‘Sounds made by animals, birds signal jumbo presence’ (Bengaluru, India)


Times of India

Date Published

The 10-member team from Nelamangala’s regional forest office in Bengaluru Rural district returned on Monday night after the day-long operation to capture the wild elephants proved to be unsuccessful.

All set to have dinner at 10:30pm, the team received a call from the base camp (about 10km away) of the operation informing them about a wild elephant and its calf resting near the camp. By the time the team rushed to the base camp with their equipment, the wild jumbo and its calf had vanished. Not giving up hope, the team resumed the search operation at 4am on Tuesday.

So, how does the team exactly go hunting for the elephants? The strong odour that emanates from the body of elephants helps the foresters know about their presence in an area. “If you are familiar with elephants, you can smell their body odour, which is quite strong. The jumbos leave their odour even on the tree branches and shrubs they brush past. The team also looks for their footprints, clearly visible if the forest land is wet,” said DFO Nagaraj.

A mahout, who is part of the team, said they look for unique signals and sounds made by other animals and birds in the forest when elephants are around. “These signals and sounds help us plan a trap for the wild elephants. We also keep track of the water holes jumbos regularly visit,” he said.

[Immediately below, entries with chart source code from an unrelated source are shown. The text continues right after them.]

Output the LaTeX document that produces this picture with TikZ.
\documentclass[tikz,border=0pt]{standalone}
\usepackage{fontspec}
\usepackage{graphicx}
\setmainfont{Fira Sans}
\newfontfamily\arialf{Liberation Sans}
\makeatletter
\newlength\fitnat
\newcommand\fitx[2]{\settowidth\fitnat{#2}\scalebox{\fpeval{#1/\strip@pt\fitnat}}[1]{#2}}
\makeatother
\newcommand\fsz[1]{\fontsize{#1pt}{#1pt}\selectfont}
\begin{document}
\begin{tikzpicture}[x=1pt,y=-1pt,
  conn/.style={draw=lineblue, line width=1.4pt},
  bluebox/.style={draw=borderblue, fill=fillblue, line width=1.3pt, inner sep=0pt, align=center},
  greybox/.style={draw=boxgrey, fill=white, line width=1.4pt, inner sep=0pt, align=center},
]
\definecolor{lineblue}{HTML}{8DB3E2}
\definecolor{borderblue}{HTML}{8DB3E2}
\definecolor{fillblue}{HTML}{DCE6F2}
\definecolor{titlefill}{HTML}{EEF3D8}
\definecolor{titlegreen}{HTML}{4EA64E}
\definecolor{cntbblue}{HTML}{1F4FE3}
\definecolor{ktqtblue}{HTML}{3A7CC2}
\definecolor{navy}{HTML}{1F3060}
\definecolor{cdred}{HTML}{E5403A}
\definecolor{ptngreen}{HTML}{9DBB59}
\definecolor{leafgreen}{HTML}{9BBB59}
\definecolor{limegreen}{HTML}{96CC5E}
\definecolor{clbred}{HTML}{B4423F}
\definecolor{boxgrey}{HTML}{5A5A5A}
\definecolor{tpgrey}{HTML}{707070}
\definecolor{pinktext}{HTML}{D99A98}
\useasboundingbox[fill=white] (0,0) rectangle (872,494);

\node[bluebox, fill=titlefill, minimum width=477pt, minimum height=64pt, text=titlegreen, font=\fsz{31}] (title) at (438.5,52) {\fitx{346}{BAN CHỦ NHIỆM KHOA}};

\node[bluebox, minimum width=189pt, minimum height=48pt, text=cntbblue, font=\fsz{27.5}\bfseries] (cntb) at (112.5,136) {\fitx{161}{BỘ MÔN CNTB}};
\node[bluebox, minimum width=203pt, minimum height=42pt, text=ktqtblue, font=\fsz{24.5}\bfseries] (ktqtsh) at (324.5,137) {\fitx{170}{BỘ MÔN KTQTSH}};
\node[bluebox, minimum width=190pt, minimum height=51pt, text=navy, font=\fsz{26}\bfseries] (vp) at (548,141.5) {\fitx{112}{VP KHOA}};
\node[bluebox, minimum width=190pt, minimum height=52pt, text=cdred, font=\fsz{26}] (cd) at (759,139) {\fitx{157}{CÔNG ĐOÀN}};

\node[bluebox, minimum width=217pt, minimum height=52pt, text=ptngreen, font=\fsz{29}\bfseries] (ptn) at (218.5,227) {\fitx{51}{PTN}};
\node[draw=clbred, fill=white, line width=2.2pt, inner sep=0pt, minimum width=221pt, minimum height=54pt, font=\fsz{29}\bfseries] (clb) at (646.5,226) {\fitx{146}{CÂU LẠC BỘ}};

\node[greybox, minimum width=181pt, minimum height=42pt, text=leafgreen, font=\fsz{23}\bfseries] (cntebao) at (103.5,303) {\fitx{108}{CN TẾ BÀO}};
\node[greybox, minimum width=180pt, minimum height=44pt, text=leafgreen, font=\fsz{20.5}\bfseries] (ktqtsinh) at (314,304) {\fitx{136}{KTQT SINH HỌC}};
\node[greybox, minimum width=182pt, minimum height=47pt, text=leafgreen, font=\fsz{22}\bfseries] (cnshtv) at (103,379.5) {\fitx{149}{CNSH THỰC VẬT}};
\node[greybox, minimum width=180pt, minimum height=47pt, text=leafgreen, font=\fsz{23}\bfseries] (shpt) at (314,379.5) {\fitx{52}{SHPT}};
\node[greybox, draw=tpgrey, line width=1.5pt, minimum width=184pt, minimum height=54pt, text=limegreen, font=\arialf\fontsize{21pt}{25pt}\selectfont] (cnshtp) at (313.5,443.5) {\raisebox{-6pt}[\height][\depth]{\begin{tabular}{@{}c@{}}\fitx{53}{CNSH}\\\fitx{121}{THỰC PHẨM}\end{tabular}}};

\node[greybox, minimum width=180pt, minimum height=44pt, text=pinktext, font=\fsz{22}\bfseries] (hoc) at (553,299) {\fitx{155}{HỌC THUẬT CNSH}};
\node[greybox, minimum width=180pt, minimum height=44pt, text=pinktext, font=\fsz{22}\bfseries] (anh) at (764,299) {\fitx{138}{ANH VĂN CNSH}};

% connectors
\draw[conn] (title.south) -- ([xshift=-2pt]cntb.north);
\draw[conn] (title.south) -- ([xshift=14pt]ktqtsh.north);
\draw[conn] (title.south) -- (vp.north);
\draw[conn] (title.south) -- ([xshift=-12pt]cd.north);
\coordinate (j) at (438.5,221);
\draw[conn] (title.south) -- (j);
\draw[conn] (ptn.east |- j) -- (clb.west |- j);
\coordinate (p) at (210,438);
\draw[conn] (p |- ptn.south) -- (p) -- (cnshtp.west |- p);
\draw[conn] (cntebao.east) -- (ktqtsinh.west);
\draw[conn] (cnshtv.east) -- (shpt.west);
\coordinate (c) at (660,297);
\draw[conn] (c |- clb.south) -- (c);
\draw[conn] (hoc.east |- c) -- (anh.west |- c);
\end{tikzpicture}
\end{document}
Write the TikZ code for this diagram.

On Tuesday, a mega team of over 100 foresters set out for the woods of Nelamangala and Magadi. Mahouts sitting on five trained elephants also joined the search in the dense forest ranges. The operation, however, had no luck with the elephant herd splitting into smaller groups. The team managers later met in the afternoon and laid out an alternative plan to capture the tuskers. But, they may have to wait for another couple of days for their first catch.